Objective:
Leave the pictures out. Return all other data exactly.

Given data:
= = = = = = =

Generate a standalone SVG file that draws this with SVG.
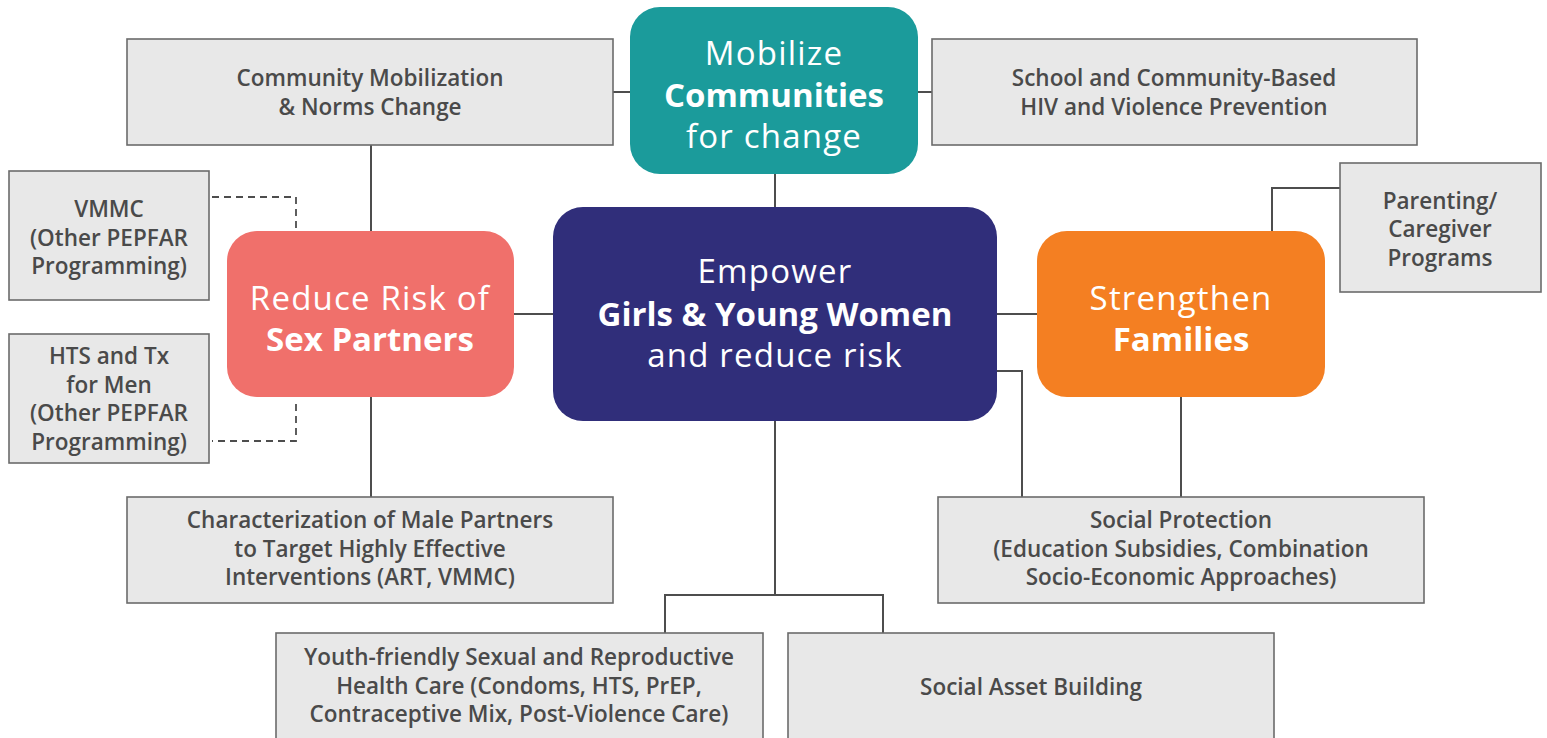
<svg xmlns="http://www.w3.org/2000/svg" width="1547" height="738" viewBox="0 0 1547 738">
<style>
.box{fill:#e8e8e8;stroke:#6b6b6b;stroke-width:1.6}
.bt{font-family:"Open Sans","Liberation Sans",sans-serif;font-weight:600;font-size:22.5px;fill:#4a4a4a;text-anchor:middle}
.big{font-family:"Open Sans","Liberation Sans",sans-serif;font-weight:400;font-size:33px;letter-spacing:1.2px;fill:#ffffff;text-anchor:middle}
.b{font-weight:700;letter-spacing:0}
.ln{fill:none;stroke:#4d4d4d;stroke-width:2}
.dl{fill:none;stroke:#4d4d4d;stroke-width:1.8;stroke-dasharray:7 5}
</style>
<rect width="1547" height="738" fill="#ffffff"/>
<g id="connectors">
<path class="ln" d="M613 92H630M918 92H932M775 174V207M371 145V231M371 397V497M514 314H553M997 314H1037M997 371H1022V497M1181 397V497M1272 231V188H1340M775 421V595M665 633V595H883V633"/>
<path class="dl" d="M212 197H296V231M296 404V441H212"/>
</g>
<g id="community-mobilization">
<rect class="box" x="127" y="39" width="486" height="106"/>
<text class="bt" x="370" y="86">Community Mobilization</text>
<text class="bt" x="370" y="115">&amp; Norms Change</text>
</g>
<g id="school-community">
<rect class="box" x="932" y="39" width="485" height="106"/>
<text class="bt" x="1174" y="86">School and Community-Based</text>
<text class="bt" x="1174" y="115">HIV and Violence Prevention</text>
</g>
<g id="mobilize">
<rect x="630" y="7" width="288" height="167" rx="30" fill="#1b9b9b"/>
<text class="big" x="774" y="65">Mobilize</text>
<text class="big b" x="774" y="107">Communities</text>
<text class="big" x="774" y="148">for change</text>
</g>
<g id="vmmc">
<rect class="box" x="9" y="171" width="200" height="129"/>
<text class="bt" x="109" y="217">VMMC</text>
<text class="bt" x="109" y="246">(Other PEPFAR</text>
<text class="bt" x="109" y="274">Programming)</text>
</g>
<g id="hts">
<rect class="box" x="9" y="334" width="200" height="129"/>
<text class="bt" x="109" y="364">HTS and Tx</text>
<text class="bt" x="109" y="393">for Men</text>
<text class="bt" x="109" y="421">(Other PEPFAR</text>
<text class="bt" x="109" y="450">Programming)</text>
</g>
<g id="reduce-risk">
<rect x="227" y="231" width="287" height="166" rx="30" fill="#f0706b"/>
<text class="big" x="370" y="310">Reduce Risk of</text>
<text class="big b" x="370" y="351">Sex Partners</text>
</g>
<g id="empower">
<rect x="553" y="207" width="444" height="214" rx="30" fill="#302e7a"/>
<text class="big" x="775" y="283">Empower</text>
<text class="big b" x="775" y="326">Girls &amp; Young Women</text>
<text class="big" x="775" y="367">and reduce risk</text>
</g>
<g id="strengthen">
<rect x="1037" y="231" width="288" height="166" rx="30" fill="#f47f22"/>
<text class="big" x="1181" y="310">Strengthen</text>
<text class="big b" x="1181" y="351">Families</text>
</g>
<g id="parenting">
<rect class="box" x="1340" y="163" width="201" height="129"/>
<text class="bt" x="1440" y="209">Parenting/</text>
<text class="bt" x="1440" y="237">Caregiver</text>
<text class="bt" x="1440" y="266">Programs</text>
</g>
<g id="characterization">
<rect class="box" x="127" y="497" width="486" height="106"/>
<text class="bt" x="370" y="528">Characterization of Male Partners</text>
<text class="bt" x="370" y="557">to Target Highly Effective</text>
<text class="bt" x="370" y="585">Interventions (ART, VMMC)</text>
</g>
<g id="social-protection">
<rect class="box" x="938" y="497" width="486" height="106"/>
<text class="bt" x="1181" y="528">Social Protection</text>
<text class="bt" x="1181" y="557">(Education Subsidies, Combination</text>
<text class="bt" x="1181" y="585">Socio-Economic Approaches)</text>
</g>
<g id="youth-friendly">
<rect class="box" x="276" y="633" width="487" height="110"/>
<text class="bt" x="519" y="665">Youth-friendly Sexual and Reproductive</text>
<text class="bt" x="519" y="694">Health Care (Condoms, HTS, PrEP,</text>
<text class="bt" x="519" y="722">Contraceptive Mix, Post-Violence Care)</text>
</g>
<g id="social-asset">
<rect class="box" x="788" y="633" width="486" height="110"/>
<text class="bt" x="1031" y="695">Social Asset Building</text>
</g>
</svg>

= = = = = = =

Exercise solution:
Generate a standalone SVG file that draws this with SVG.
<svg xmlns="http://www.w3.org/2000/svg" width="1547" height="738" viewBox="0 0 1547 738">
<style>
.box{fill:#e8e8e8;stroke:#6b6b6b;stroke-width:1.6}
.bt{font-family:"Open Sans","Liberation Sans",sans-serif;font-weight:600;font-size:22.5px;fill:#4a4a4a;text-anchor:middle}
.big{font-family:"Open Sans","Liberation Sans",sans-serif;font-weight:400;font-size:33px;letter-spacing:1.2px;fill:#ffffff;text-anchor:middle}
.b{font-weight:700;letter-spacing:0}
.ln{fill:none;stroke:#4d4d4d;stroke-width:2}
.dl{fill:none;stroke:#4d4d4d;stroke-width:1.8;stroke-dasharray:7 5}
</style>
<rect width="1547" height="738" fill="#ffffff"/>
<g id="connectors">
<path class="ln" d="M613 92H630M918 92H932M775 174V207M371 145V231M371 397V497M514 314H553M997 314H1037M997 371H1022V497M1181 397V497M1272 231V188H1340M775 421V595M665 633V595H883V633"/>
<path class="dl" d="M212 197H296V231M296 404V441H212"/>
</g>
<g id="community-mobilization">
<rect class="box" x="127" y="39" width="486" height="106"/>
<text class="bt" x="370" y="86">Community Mobilization</text>
<text class="bt" x="370" y="115">&amp; Norms Change</text>
</g>
<g id="school-community">
<rect class="box" x="932" y="39" width="485" height="106"/>
<text class="bt" x="1174" y="86">School and Community-Based</text>
<text class="bt" x="1174" y="115">HIV and Violence Prevention</text>
</g>
<g id="mobilize">
<rect x="630" y="7" width="288" height="167" rx="30" fill="#1b9b9b"/>
<text class="big" x="774" y="65">Mobilize</text>
<text class="big b" x="774" y="107">Communities</text>
<text class="big" x="774" y="148">for change</text>
</g>
<g id="vmmc">
<rect class="box" x="9" y="171" width="200" height="129"/>
<text class="bt" x="109" y="217">VMMC</text>
<text class="bt" x="109" y="246">(Other PEPFAR</text>
<text class="bt" x="109" y="274">Programming)</text>
</g>
<g id="hts">
<rect class="box" x="9" y="334" width="200" height="129"/>
<text class="bt" x="109" y="364">HTS and Tx</text>
<text class="bt" x="109" y="393">for Men</text>
<text class="bt" x="109" y="421">(Other PEPFAR</text>
<text class="bt" x="109" y="450">Programming)</text>
</g>
<g id="reduce-risk">
<rect x="227" y="231" width="287" height="166" rx="30" fill="#f0706b"/>
<text class="big" x="370" y="310">Reduce Risk of</text>
<text class="big b" x="370" y="351">Sex Partners</text>
</g>
<g id="empower">
<rect x="553" y="207" width="444" height="214" rx="30" fill="#302e7a"/>
<text class="big" x="775" y="283">Empower</text>
<text class="big b" x="775" y="326">Girls &amp; Young Women</text>
<text class="big" x="775" y="367">and reduce risk</text>
</g>
<g id="strengthen">
<rect x="1037" y="231" width="288" height="166" rx="30" fill="#f47f22"/>
<text class="big" x="1181" y="310">Strengthen</text>
<text class="big b" x="1181" y="351">Families</text>
</g>
<g id="parenting">
<rect class="box" x="1340" y="163" width="201" height="129"/>
<text class="bt" x="1440" y="209">Parenting/</text>
<text class="bt" x="1440" y="237">Caregiver</text>
<text class="bt" x="1440" y="266">Programs</text>
</g>
<g id="characterization">
<rect class="box" x="127" y="497" width="486" height="106"/>
<text class="bt" x="370" y="528">Characterization of Male Partners</text>
<text class="bt" x="370" y="557">to Target Highly Effective</text>
<text class="bt" x="370" y="585">Interventions (ART, VMMC)</text>
</g>
<g id="social-protection">
<rect class="box" x="938" y="497" width="486" height="106"/>
<text class="bt" x="1181" y="528">Social Protection</text>
<text class="bt" x="1181" y="557">(Education Subsidies, Combination</text>
<text class="bt" x="1181" y="585">Socio-Economic Approaches)</text>
</g>
<g id="youth-friendly">
<rect class="box" x="276" y="633" width="487" height="110"/>
<text class="bt" x="519" y="665">Youth-friendly Sexual and Reproductive</text>
<text class="bt" x="519" y="694">Health Care (Condoms, HTS, PrEP,</text>
<text class="bt" x="519" y="722">Contraceptive Mix, Post-Violence Care)</text>
</g>
<g id="social-asset">
<rect class="box" x="788" y="633" width="486" height="110"/>
<text class="bt" x="1031" y="695">Social Asset Building</text>
</g>
</svg>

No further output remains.